Maybe neither of us is conscious that we're connecting to God but we're consciously connecting to our Selves. In those moments, we are not thinking or attempting to control. We are simply allowing ourSelves to be.
Controlling = fear
Allowing = faith
In that allowing, all the noise of the brain (or monkey mind) is silenced. That is when inspiration is actually heard. That is when the body is nothing but a tool; the brain is nothing but quiet; we're simply IN THE MOMENT.
Those moments in our "churches" fill us back up. Those moments bring clarity and peace. Those moments remind each of us WHO WE REALLY ARE. When we get back to that, we're willing to reconnect with that significant other that we love.
I believe it is the spiritual connection that drives every other connection in my life. I try to remember this simple rule:
Connect vertically first. Then connect horizontally.
Connect with Spirit first. Then connect with everyone else.

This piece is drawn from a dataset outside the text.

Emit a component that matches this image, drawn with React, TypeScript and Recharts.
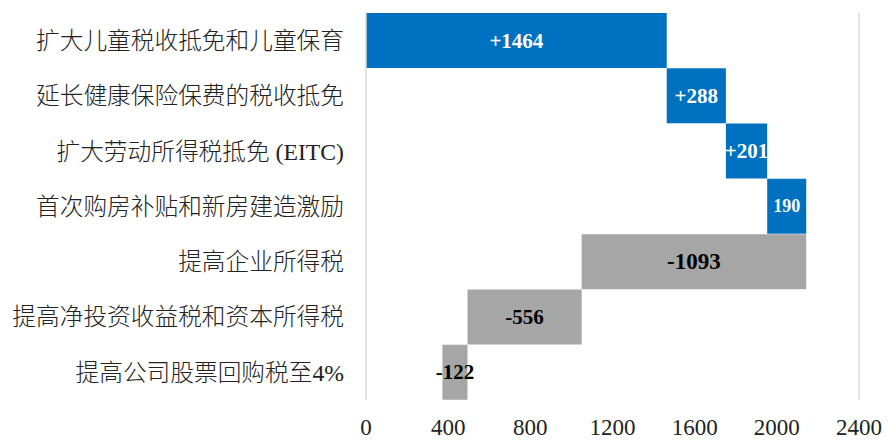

It is a constant practice. Sometimes I find it difficult to remember to connect with Spirit. I can feel it. When I ignore mySelf for too long, I feel disconnected from everyone, including my Gentleman. Those moments remind me, sometimes not so gently, of where my strength lies.
I'm hoping that Gentleman Jack and I continue to choose something other than what happened to us in our past relationships. I hope that we continue to choose something other than what is happening with others in our lives. Day by day, as long as it feels right, I hope we continue to choose each other.
Because neither of us know what's going happen, that's the only thing we can do.
"Relationships--of all kinds--are like sand held in your hand. Held loosely, with an open hand, the sand remains where it is. The minute you close your hand and squeeze tightly to hold on, the sand trickles through your fingers. You may hold onto some of it, but most will be spilled."